Montclair has teamed up with Maplewood, South Orange, Millburn, Glen Ridge and Verona to bid on behalf of 53,000 households for a cleaner energy source. The group, the Sustainable Essex Alliance Energy Procurement Cooperative, is now one of the largest community energy aggregations in the state.

The 1999 Electric Discount and Energy Competition Act deregulated the energy market with the intention of bringing energy choice to New Jersey ratepayers.

Instead of PSE&G giving all customers the same default rate and energy source, energy deregulation encourages competition by giving customers a choice when it comes to who supplies their natural gas and electricity.

Maplewood, the lead agent, asked for Requests for Proposal on March 5.


The group had been looking for supply rates at least 5 percent lower than the current rate and to be at 40 percent renewable energy. Montclair is currently at 17 percent clean energy.

At the April 2 meeting in Maplewood, officials said Maplewood residents were expected to save $140 on average a year, and the energy supplied would be 40 percent sustainable.

Montclair officials did not answer a request for details on how much Montclair residents were expected to save, but it is expected to be inline with Maplewood, according to officials.

Gabel Associates, hired as a consultant, was hoping to go out to bid in the fall and have bids back in December, but decided to wait until energy rates went down. Gabel was not confident the group would receive acceptable rates, said Gray Russell, Montclair’s Sustainability Officer.

At the time, Russell said homeowners were expected to save about $100 a year on average, or about $1 million for Montclair overall, through the aggregation.

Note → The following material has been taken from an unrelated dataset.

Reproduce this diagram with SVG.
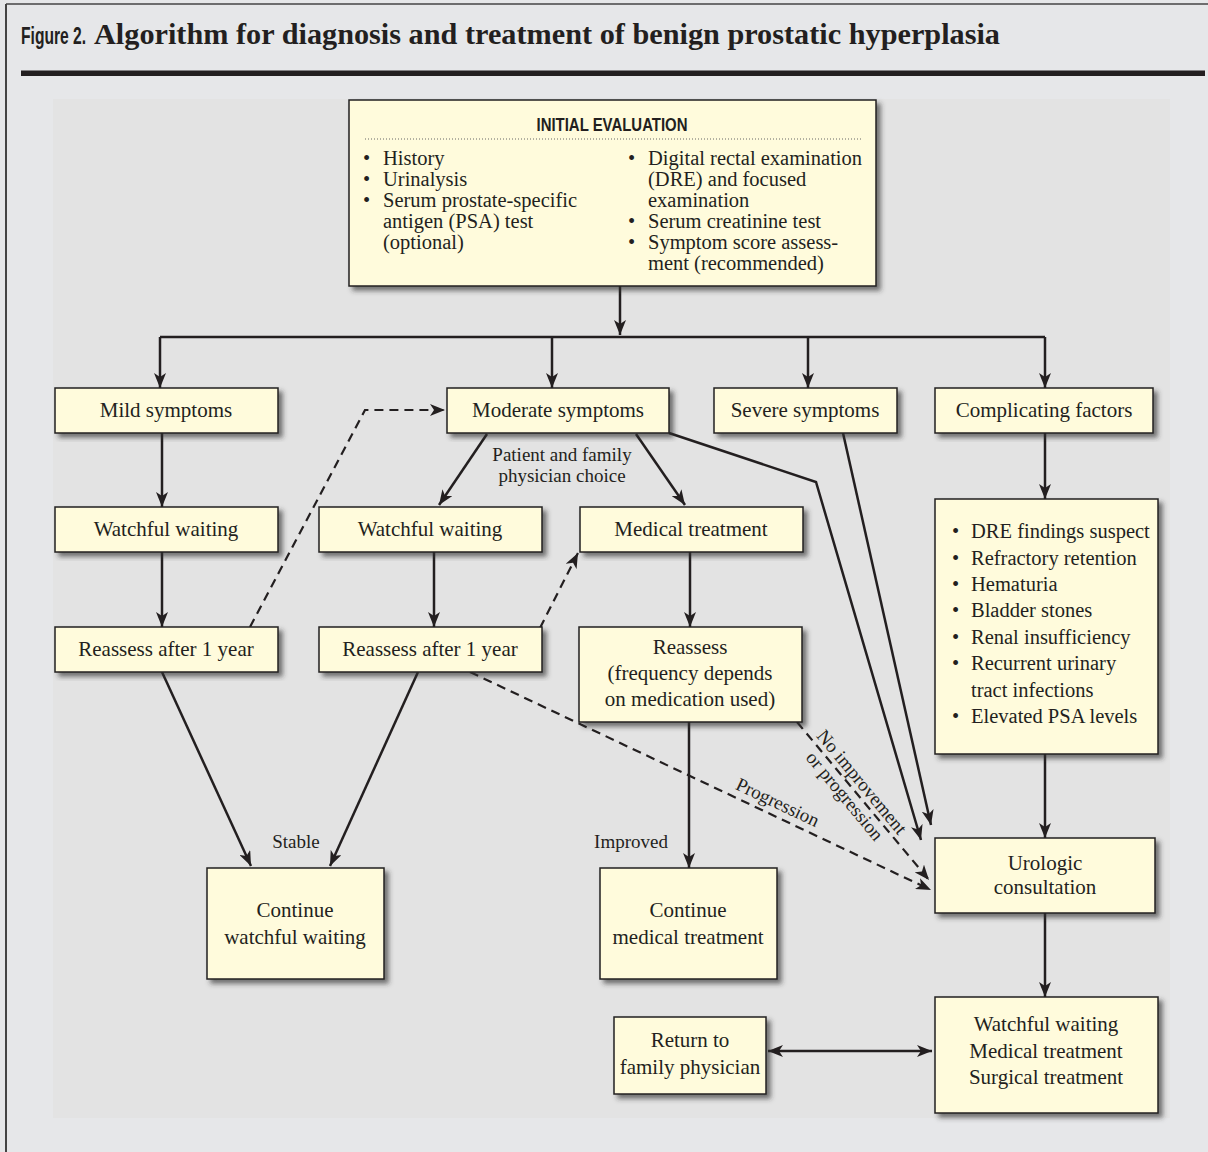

The New Jersey Division of Rate Counsel and the New Jersey Board of Public Utilities reviews the contract ensuring that what is claimed to be renewable is clean energy.

In New Jersey, if the switch is to more renewable energy, the program doesn’t have to necessarily save money. But “we are looking to get savings for residents,” Jesse Castellanos of Gabel Associates told Montclair Local when the group first formed last summer.

Currently, Montclair households can pick their own energy suppliers, and many already do in order to get cleaner energy, but it’s usually at a higher rate.

When the Montclair council voted on joining the aggregation, council members William Hurlock and Robin Schlager voted against the ordinance to join the aggregation, expressing concerns that rates could rise at a later date.

Montclair’s 70 municipal energy accounts are already part of an aggregation through the Essex-Hudson Regional Cooperative Purchasing System. It consists of 40 towns that have lowered energy costs by about 13 percent with 25 percent renewable energy.


Residents are automatically enrolled in the aggregation.

Each resident will receive a written notification informing them of the price, the comparison to the utility price and their right to opt-out.

After a number of years, it was recognized that an “opt-in” approach put such a burden on the programs that none got off the ground, and the model was changed to “opt-out” only for residential customers.

Households currently with a third-party energy provider will not be enrolled. They can wait for their contracts to end and then enroll in community aggregation, or break their current contracts, which could entail fees. Solar households will not be enrolled.

PSE&G and Jersey Central Power & Light will still provide services and residents will still receive their bills through them. In the case of a power outage, PSE&G or JCP&L will still be the utility to notify and will respond to repair lines and service. Any resident enrolled in equal payment plans can continue to do so.

The contract would allow for a non-variable rate for the entire term. The rates could go up with an increase in transmission rates, but must be approved by the State Board of Public Utilities.